## What to work on
Reproduce the listing below character for character; drop every image.

## Data excerpt
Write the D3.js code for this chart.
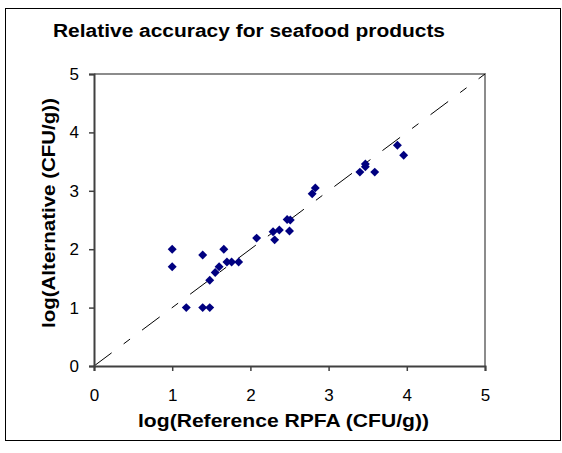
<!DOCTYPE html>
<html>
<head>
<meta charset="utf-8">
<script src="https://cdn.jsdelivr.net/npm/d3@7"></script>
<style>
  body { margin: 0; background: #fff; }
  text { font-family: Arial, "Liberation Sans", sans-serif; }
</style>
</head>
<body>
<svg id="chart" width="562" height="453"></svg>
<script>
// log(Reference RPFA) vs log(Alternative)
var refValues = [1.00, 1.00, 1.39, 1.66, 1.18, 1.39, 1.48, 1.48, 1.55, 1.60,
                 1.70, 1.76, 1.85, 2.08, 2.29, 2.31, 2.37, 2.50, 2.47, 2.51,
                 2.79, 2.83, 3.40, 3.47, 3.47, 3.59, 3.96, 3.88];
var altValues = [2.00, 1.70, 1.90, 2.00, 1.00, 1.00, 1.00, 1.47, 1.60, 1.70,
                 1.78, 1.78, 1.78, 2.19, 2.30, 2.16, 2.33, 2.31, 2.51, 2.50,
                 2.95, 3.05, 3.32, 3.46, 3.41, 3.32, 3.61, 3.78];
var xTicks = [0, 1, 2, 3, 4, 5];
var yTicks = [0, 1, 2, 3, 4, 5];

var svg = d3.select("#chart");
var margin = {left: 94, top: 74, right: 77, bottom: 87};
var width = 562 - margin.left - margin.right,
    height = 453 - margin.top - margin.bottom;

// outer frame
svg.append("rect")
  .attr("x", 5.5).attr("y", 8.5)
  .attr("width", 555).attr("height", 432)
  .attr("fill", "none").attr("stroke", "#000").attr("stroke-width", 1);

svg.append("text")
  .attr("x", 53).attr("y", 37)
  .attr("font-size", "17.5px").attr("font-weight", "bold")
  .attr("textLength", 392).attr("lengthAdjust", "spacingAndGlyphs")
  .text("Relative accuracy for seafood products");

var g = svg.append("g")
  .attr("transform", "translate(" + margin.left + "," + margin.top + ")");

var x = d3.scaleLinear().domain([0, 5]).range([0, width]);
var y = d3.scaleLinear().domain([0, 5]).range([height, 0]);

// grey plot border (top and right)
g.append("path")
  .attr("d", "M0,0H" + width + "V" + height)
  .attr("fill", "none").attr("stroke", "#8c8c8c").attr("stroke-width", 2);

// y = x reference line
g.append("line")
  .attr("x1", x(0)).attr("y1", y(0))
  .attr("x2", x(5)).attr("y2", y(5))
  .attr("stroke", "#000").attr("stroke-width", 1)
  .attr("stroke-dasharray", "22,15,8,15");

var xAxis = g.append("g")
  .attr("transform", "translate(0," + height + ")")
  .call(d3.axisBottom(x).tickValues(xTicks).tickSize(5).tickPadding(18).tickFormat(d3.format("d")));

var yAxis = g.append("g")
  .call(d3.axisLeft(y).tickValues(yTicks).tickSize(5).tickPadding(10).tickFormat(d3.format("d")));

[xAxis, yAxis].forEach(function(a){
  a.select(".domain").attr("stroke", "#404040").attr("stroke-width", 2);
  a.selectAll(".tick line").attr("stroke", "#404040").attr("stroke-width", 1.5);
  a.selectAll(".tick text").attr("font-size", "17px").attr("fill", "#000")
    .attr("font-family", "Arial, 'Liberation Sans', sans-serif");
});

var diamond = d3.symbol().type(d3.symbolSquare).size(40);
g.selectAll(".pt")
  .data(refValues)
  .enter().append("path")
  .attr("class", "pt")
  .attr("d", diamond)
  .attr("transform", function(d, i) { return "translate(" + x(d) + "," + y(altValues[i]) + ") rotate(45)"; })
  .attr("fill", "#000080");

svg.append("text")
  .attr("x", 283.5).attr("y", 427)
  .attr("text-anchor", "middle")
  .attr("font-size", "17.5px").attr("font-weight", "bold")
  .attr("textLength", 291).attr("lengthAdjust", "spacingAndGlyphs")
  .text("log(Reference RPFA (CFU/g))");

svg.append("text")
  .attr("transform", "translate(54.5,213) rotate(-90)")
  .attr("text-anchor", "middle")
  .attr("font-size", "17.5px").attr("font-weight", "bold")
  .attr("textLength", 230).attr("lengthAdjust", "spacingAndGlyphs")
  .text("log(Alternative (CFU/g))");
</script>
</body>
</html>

## Task output
Write the D3.js code for this chart.
<!DOCTYPE html>
<html>
<head>
<meta charset="utf-8">
<script src="https://cdn.jsdelivr.net/npm/d3@7"></script>
<style>
  body { margin: 0; background: #fff; }
  text { font-family: Arial, "Liberation Sans", sans-serif; }
</style>
</head>
<body>
<svg id="chart" width="562" height="453"></svg>
<script>
// log(Reference RPFA) vs log(Alternative)
var refValues = [1.00, 1.00, 1.39, 1.66, 1.18, 1.39, 1.48, 1.48, 1.55, 1.60,
                 1.70, 1.76, 1.85, 2.08, 2.29, 2.31, 2.37, 2.50, 2.47, 2.51,
                 2.79, 2.83, 3.40, 3.47, 3.47, 3.59, 3.96, 3.88];
var altValues = [2.00, 1.70, 1.90, 2.00, 1.00, 1.00, 1.00, 1.47, 1.60, 1.70,
                 1.78, 1.78, 1.78, 2.19, 2.30, 2.16, 2.33, 2.31, 2.51, 2.50,
                 2.95, 3.05, 3.32, 3.46, 3.41, 3.32, 3.61, 3.78];
var xTicks = [0, 1, 2, 3, 4, 5];
var yTicks = [0, 1, 2, 3, 4, 5];

var svg = d3.select("#chart");
var margin = {left: 94, top: 74, right: 77, bottom: 87};
var width = 562 - margin.left - margin.right,
    height = 453 - margin.top - margin.bottom;

// outer frame
svg.append("rect")
  .attr("x", 5.5).attr("y", 8.5)
  .attr("width", 555).attr("height", 432)
  .attr("fill", "none").attr("stroke", "#000").attr("stroke-width", 1);

svg.append("text")
  .attr("x", 53).attr("y", 37)
  .attr("font-size", "17.5px").attr("font-weight", "bold")
  .attr("textLength", 392).attr("lengthAdjust", "spacingAndGlyphs")
  .text("Relative accuracy for seafood products");

var g = svg.append("g")
  .attr("transform", "translate(" + margin.left + "," + margin.top + ")");

var x = d3.scaleLinear().domain([0, 5]).range([0, width]);
var y = d3.scaleLinear().domain([0, 5]).range([height, 0]);

// grey plot border (top and right)
g.append("path")
  .attr("d", "M0,0H" + width + "V" + height)
  .attr("fill", "none").attr("stroke", "#8c8c8c").attr("stroke-width", 2);

// y = x reference line
g.append("line")
  .attr("x1", x(0)).attr("y1", y(0))
  .attr("x2", x(5)).attr("y2", y(5))
  .attr("stroke", "#000").attr("stroke-width", 1)
  .attr("stroke-dasharray", "22,15,8,15");

var xAxis = g.append("g")
  .attr("transform", "translate(0," + height + ")")
  .call(d3.axisBottom(x).tickValues(xTicks).tickSize(5).tickPadding(18).tickFormat(d3.format("d")));

var yAxis = g.append("g")
  .call(d3.axisLeft(y).tickValues(yTicks).tickSize(5).tickPadding(10).tickFormat(d3.format("d")));

[xAxis, yAxis].forEach(function(a){
  a.select(".domain").attr("stroke", "#404040").attr("stroke-width", 2);
  a.selectAll(".tick line").attr("stroke", "#404040").attr("stroke-width", 1.5);
  a.selectAll(".tick text").attr("font-size", "17px").attr("fill", "#000")
    .attr("font-family", "Arial, 'Liberation Sans', sans-serif");
});

var diamond = d3.symbol().type(d3.symbolSquare).size(40);
g.selectAll(".pt")
  .data(refValues)
  .enter().append("path")
  .attr("class", "pt")
  .attr("d", diamond)
  .attr("transform", function(d, i) { return "translate(" + x(d) + "," + y(altValues[i]) + ") rotate(45)"; })
  .attr("fill", "#000080");

svg.append("text")
  .attr("x", 283.5).attr("y", 427)
  .attr("text-anchor", "middle")
  .attr("font-size", "17.5px").attr("font-weight", "bold")
  .attr("textLength", 291).attr("lengthAdjust", "spacingAndGlyphs")
  .text("log(Reference RPFA (CFU/g))");

svg.append("text")
  .attr("transform", "translate(54.5,213) rotate(-90)")
  .attr("text-anchor", "middle")
  .attr("font-size", "17.5px").attr("font-weight", "bold")
  .attr("textLength", 230).attr("lengthAdjust", "spacingAndGlyphs")
  .text("log(Alternative (CFU/g))");
</script>
</body>
</html>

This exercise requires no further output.